Beethoven incarne la figure de l’artiste incompris à cheval entre le classicisme de Haydn et de Mozart et le romantisme du siècle à venir. Sourd, torturé, il offre l’image type du génie solitaire et colérique.

L’auteur de la célèbre neuvième est certes caractériel, mais il convient d’élargir le portrait par son côté humaniste, romantique, combatif et romanesque. Capable de colère légendaire, il sait aussi faire preuve de légèreté, d’humour et d’altruisme. Il compose aussi bien pour le divertissement des nobles que pour des œuvres de charité, mais aussi pour les générations à venir.

Comme Mozart, Beethoven était plutôt petit de taille et semble-t-il pas très beau.
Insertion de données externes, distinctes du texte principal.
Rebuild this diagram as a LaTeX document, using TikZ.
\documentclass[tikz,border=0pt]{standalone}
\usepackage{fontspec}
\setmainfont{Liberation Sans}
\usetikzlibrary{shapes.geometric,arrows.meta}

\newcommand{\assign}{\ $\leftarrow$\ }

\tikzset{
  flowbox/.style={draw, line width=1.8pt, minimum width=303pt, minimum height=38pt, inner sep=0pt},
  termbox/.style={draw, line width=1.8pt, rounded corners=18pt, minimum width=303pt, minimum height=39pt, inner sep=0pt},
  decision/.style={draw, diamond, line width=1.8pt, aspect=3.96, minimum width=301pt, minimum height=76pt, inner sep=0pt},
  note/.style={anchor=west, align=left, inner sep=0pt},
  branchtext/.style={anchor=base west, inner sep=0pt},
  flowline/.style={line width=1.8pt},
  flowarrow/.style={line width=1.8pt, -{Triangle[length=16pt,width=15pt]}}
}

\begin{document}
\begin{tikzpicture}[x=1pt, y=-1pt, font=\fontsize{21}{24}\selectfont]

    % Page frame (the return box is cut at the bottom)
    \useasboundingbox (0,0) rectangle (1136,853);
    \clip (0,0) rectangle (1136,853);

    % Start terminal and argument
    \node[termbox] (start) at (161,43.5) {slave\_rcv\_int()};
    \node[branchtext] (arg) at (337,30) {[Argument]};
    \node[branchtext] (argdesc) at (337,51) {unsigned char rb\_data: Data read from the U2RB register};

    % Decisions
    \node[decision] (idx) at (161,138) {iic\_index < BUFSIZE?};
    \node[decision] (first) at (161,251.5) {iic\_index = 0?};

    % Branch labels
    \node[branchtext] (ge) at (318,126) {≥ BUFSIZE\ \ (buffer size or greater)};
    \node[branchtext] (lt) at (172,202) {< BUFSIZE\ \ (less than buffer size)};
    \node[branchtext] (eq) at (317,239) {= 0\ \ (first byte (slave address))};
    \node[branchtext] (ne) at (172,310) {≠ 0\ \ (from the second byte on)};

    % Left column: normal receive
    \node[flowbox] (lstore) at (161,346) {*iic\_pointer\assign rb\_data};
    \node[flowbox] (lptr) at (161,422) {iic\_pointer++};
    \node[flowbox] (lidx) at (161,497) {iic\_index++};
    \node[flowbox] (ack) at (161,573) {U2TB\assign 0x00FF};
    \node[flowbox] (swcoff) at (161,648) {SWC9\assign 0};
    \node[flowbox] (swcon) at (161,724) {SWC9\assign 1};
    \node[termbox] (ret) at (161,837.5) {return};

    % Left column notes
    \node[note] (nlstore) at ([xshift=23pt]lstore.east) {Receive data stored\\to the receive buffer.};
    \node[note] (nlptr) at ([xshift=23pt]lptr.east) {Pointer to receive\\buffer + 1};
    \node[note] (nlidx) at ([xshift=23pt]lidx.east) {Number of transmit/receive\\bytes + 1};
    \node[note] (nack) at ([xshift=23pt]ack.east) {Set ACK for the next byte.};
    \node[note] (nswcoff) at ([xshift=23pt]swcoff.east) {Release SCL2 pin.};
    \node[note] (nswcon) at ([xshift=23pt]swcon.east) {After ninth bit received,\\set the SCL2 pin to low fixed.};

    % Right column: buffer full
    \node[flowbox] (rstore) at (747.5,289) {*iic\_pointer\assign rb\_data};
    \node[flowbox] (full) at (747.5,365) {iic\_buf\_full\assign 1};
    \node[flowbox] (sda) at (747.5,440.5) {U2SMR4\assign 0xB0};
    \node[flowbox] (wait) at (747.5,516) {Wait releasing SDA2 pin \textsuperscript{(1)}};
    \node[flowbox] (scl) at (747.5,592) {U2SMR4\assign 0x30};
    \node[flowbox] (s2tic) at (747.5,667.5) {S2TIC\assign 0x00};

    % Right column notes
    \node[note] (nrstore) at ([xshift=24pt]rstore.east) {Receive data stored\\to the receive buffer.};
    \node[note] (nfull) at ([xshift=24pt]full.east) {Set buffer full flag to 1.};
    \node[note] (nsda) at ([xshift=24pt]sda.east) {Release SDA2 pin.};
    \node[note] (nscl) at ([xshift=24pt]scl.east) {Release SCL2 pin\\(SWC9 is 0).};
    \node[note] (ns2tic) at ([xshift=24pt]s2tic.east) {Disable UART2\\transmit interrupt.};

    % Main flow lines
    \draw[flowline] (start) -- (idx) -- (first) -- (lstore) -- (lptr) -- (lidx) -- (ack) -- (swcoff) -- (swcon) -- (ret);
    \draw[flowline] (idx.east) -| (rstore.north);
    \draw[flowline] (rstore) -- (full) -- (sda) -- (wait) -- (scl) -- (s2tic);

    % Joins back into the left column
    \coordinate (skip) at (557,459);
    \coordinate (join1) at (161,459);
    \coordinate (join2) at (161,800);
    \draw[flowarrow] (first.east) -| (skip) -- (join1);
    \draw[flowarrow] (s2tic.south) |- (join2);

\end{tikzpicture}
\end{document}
Notamment si l’on en croit les écrits de Bettina Brentano. Voici ce qu’elle en dit: "Beethoven est petit, brun, marqué de petite vérole, […] des cheveux noirs, très longs, qu’il rejette en arrière […] ses vêtements sont déchirés, il a l’air complètement déguenillé". Mais la cantatrice avoue dans le même temps être littéralement hypnotisée par le compositeur.

>> A lire également : Ludwig van Beethoven, un destin hors du commun

Le final de son concerto pour violon et orchestre opus 61 est une œuvre écrite sous le coup d’une passion amoureuse pour la belle Thérèse de Brunswick. D’une joie extravertie, il séduit particulièrement par sa verve et son humour… et nous permet de clôturer cette seconde partie.